The drop in the Chinese pig herd will impact the entire global pork market from now and into 2016, according to Rabobank.

Chinese pork production for this year is forecast to plummet by 3.7m tonnes (6.5%) to 53m tonnes, it said.

While the Chinese pork industry has experienced one of the biggest culls in history, not everyone is set to lose with as Rabobank said other countries will be able to fill the void.

The EU, US and Canada are best positioned to gain from the extra demand, according to Rabobank’s report ‘China’s Incredible Shrinking Hog Herd’.

Over the past year and a half, it said that China’s pork industry has experienced one of the largest culls on record and the ramifications of this are just being felt now globally.

In order to put this into perspective, Rabobank said that the decline of nearly 100m head in China’s hog herd and 10m in its breeding herd is equivalent to the US, Canadian and Mexican pork sectors all disappearing from global supply in a span of less than two years.

Rabobank Animal Protein Analyst William Sawyer said that for 2015, Rabobank expects China’s pork production to decline by 6.5%, the third-largest decline in production in the last 40 years.

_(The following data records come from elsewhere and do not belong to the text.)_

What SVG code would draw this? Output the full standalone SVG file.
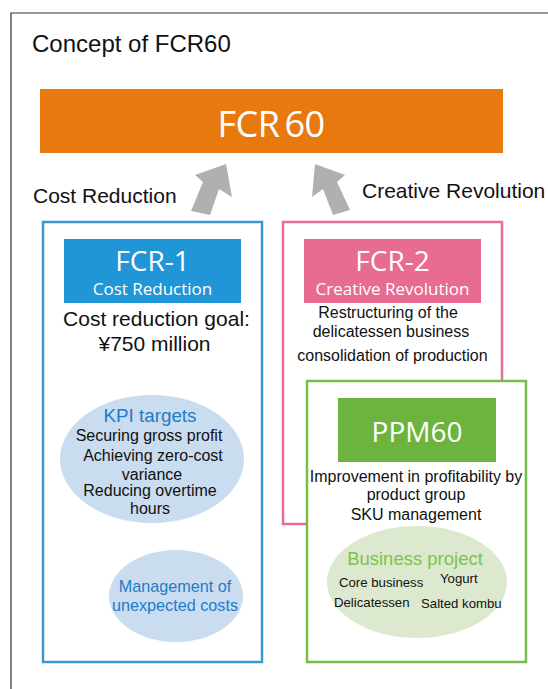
<svg xmlns="http://www.w3.org/2000/svg" width="548" height="689" viewBox="0 0 548 689">
  <defs>
    <style>
      .sans { font-family: "Liberation Sans", Arial, sans-serif; }
      .hum { font-family: "Open Sans", "Noto Sans", sans-serif; fill: #ffffff; }
      .body { font-family: "Liberation Sans", Arial, sans-serif; fill: #111111; font-size: 16px; text-anchor: middle; }
      .small { font-family: "Liberation Sans", Arial, sans-serif; fill: #111111; font-size: 13.2px; }
      .arrow { fill: #b0b0b0; }
    </style>
  </defs>

  <rect x="0" y="0" width="548" height="689" fill="#ffffff"/>

  <!-- outer frame -->
  <path d="M11,689 V13 H548" fill="none" stroke="#333333" stroke-width="1.2"/>

  <text class="sans" x="32" y="52" font-size="24" fill="#111111">Concept of FCR60</text>

  <!-- top goal -->
  <g id="fcr60">
    <rect x="40" y="89" width="463" height="64" fill="#e8790f"/>
    <text class="hum" x="271" y="137" font-size="36" text-anchor="middle" letter-spacing="-0.5">FCR<tspan dx="5">60</tspan></text>
  </g>

  <!-- connectors -->
  <g id="connectors">
    <polygon class="arrow" points="226,164 232,197 219,189 210,215 191,211 203,182 195,175"/>
    <polygon class="arrow" points="315,164 345,175 337,182 350,210 333,215 323,189 312,197"/>
    <text class="sans" x="33" y="203" font-size="21" fill="#111111">Cost Reduction</text>
    <text class="sans" x="362" y="198" font-size="21" fill="#111111">Creative Revolution</text>
  </g>

  <!-- FCR-1 -->
  <g id="fcr1">
    <rect x="43" y="222" width="219" height="440" fill="#ffffff" stroke="#3a97d2" stroke-width="2.5"/>
    <rect x="64" y="239" width="177" height="64" fill="#2196d6"/>
    <text class="hum" x="152.5" y="271" font-size="28" text-anchor="middle">FCR-1</text>
    <text class="hum" x="152.5" y="295" font-size="17" text-anchor="middle">Cost Reduction</text>
    <text class="sans" x="156.5" y="326" font-size="21" fill="#111111" text-anchor="middle">Cost reduction goal:</text>
    <text class="sans" x="154.5" y="351" font-size="21" fill="#111111" text-anchor="middle">¥750 million</text>
  </g>

  <g id="kpi">
    <ellipse cx="152" cy="459" rx="92" ry="64" fill="#c9dcf0"/>
    <text class="sans" x="150" y="422" font-size="18.8" fill="#1e7dc8" text-anchor="middle">KPI targets</text>
    <text class="body" x="149" y="441" font-size="16.2">Securing gross profit</text>
    <text class="body" x="153" y="461" font-size="16.2">Achieving zero-cost</text>
    <text class="body" x="152" y="480" font-size="16.2">variance</text>
    <text class="body" x="150" y="496" font-size="16.2">Reducing overtime</text>
    <text class="body" x="150" y="514" font-size="16.2">hours</text>
  </g>

  <g id="unexpected">
    <ellipse cx="176" cy="596" rx="67" ry="46" fill="#c9dcf0"/>
    <text class="sans" x="175" y="592" font-size="16.2" fill="#1e7dc8" text-anchor="middle">Management of</text>
    <text class="sans" x="175" y="611" font-size="16.2" fill="#1e7dc8" text-anchor="middle">unexpected costs</text>
  </g>

  <!-- FCR-2 -->
  <g id="fcr2">
    <rect x="283" y="222" width="219" height="302" fill="#ffffff" stroke="#e66f92" stroke-width="2.5"/>
    <rect x="304" y="239" width="177" height="64" fill="#e86b91"/>
    <text class="hum" x="392.5" y="271" font-size="28" text-anchor="middle">FCR-2</text>
    <text class="hum" x="392.5" y="295" font-size="17" text-anchor="middle">Creative Revolution</text>
    <text class="body" x="388" y="318">Restructuring of the</text>
    <text class="body" x="391" y="337">delicatessen business</text>
    <text class="body" x="392.5" y="361">consolidation of production</text>
  </g>

  <!-- PPM60 -->
  <g id="ppm60">
    <rect x="307" y="381" width="219" height="281" fill="#ffffff" stroke="#77bd4a" stroke-width="2.5"/>
    <rect x="338" y="398" width="158" height="64" fill="#6db43e"/>
    <text class="hum" x="417" y="442" font-size="28" text-anchor="middle">PPM60</text>
    <text class="body" x="416" y="482">Improvement in profitability by</text>
    <text class="body" x="416" y="500">product group</text>
    <text class="body" x="416" y="520">SKU management</text>
  </g>

  <g id="business">
    <ellipse cx="417" cy="582" rx="90" ry="56" fill="#dce9cf"/>
    <text class="sans" x="415" y="565" font-size="18.5" fill="#7cc24b" text-anchor="middle">Business project</text>
    <text class="small" x="339" y="587">Core business</text>
    <text class="small" x="440" y="583">Yogurt</text>
    <text class="small" x="334" y="607">Delicatessen</text>
    <text class="small" x="421" y="608">Salted kombu</text>
  </g>
</svg>
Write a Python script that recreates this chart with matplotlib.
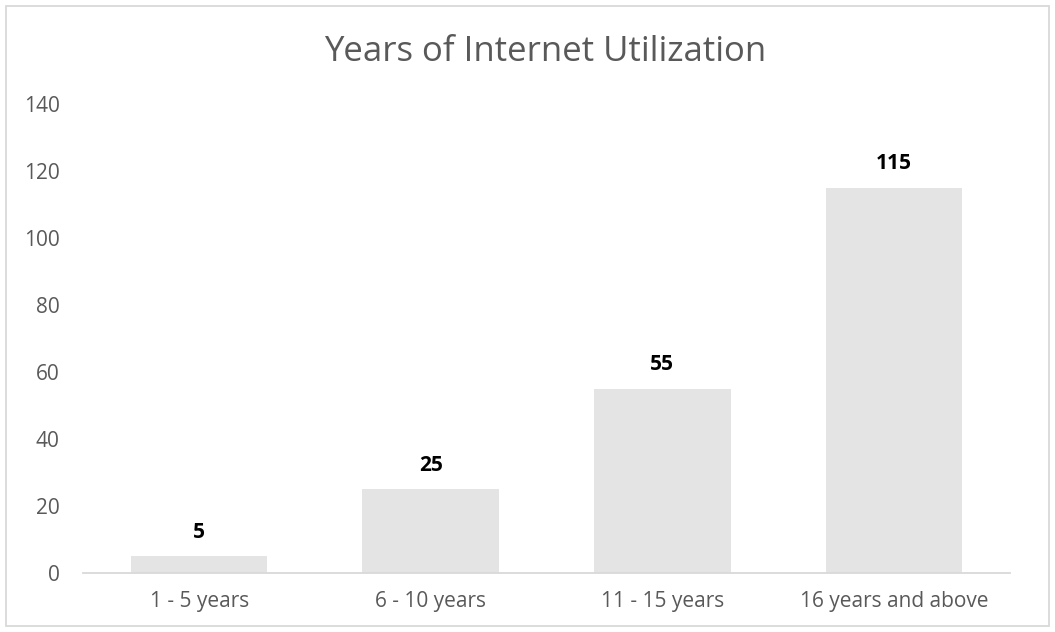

“This will be supported by a 600,000t increase in imports – primarily from the EU, the US and Canada – in the second half of 2015.

“This surge in pork trade could not come at a better time, as the global pork sector is in the midst of a supply glut after many regions have recovered from the porcine epidemic diarrhoea virus outbreak of 2014, and a number of trade bans have depressed pork prices and producer margins,” he said.

According to the report, a 1.9m tonne Chinese supply gap implies a 600,000t increase of pork and variety meat imports above the 1.3m tonnes imported in 2014.

This export opportunity is very attractive to a sector that has been under pressure in recent times, it said.

Rabobank said that capitalising on the opportunity will require processors and traders who have the right product at a competitive price; who can deliver in the coming months; and who can readily mobilise their supply chain.